> Written problem
Print verbatim the opening line of the material and every subsequent line through the one containing "import pandas as pd".

─── Information shown ───

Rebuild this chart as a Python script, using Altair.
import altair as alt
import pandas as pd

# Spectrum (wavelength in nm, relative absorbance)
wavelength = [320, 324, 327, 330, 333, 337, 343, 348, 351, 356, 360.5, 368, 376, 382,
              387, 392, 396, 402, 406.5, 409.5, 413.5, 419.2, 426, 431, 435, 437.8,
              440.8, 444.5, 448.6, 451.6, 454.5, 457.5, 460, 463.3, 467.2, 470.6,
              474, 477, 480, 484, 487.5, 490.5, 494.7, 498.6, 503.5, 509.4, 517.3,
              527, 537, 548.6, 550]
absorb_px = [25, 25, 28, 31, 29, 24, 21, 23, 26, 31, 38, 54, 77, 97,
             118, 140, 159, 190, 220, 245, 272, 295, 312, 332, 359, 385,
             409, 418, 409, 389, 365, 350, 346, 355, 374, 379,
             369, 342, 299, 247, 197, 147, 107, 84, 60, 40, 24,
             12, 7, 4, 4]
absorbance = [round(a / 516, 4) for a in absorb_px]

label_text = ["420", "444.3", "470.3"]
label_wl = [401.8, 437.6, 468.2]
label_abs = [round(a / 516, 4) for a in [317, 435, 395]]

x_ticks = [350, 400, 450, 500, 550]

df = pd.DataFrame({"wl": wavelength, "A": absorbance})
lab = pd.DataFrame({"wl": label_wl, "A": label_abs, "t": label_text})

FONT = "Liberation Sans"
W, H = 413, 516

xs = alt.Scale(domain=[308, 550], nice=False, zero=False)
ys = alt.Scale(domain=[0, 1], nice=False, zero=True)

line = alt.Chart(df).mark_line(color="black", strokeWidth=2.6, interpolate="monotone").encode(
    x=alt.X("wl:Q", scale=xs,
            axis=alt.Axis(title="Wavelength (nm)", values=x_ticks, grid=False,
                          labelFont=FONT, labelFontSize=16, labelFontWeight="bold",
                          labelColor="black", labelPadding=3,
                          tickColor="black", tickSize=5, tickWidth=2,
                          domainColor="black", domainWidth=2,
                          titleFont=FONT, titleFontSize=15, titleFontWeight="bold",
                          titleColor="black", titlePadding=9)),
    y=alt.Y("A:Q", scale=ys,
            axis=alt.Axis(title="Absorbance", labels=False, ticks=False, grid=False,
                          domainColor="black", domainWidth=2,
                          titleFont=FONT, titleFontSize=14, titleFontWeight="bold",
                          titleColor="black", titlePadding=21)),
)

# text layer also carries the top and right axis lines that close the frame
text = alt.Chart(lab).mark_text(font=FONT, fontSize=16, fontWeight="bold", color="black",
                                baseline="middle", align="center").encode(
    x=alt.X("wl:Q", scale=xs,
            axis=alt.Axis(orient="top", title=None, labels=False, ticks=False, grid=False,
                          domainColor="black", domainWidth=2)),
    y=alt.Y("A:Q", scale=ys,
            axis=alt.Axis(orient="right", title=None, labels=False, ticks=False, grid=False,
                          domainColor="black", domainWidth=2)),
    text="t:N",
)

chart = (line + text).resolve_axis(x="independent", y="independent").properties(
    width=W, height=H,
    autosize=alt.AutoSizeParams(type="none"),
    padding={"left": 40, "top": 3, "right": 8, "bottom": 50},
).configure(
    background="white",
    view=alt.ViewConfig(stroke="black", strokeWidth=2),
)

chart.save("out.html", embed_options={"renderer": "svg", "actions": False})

───

> Reply to the exercise
Rebuild this chart as a Python script, using Altair.
import altair as alt
import pandas as pd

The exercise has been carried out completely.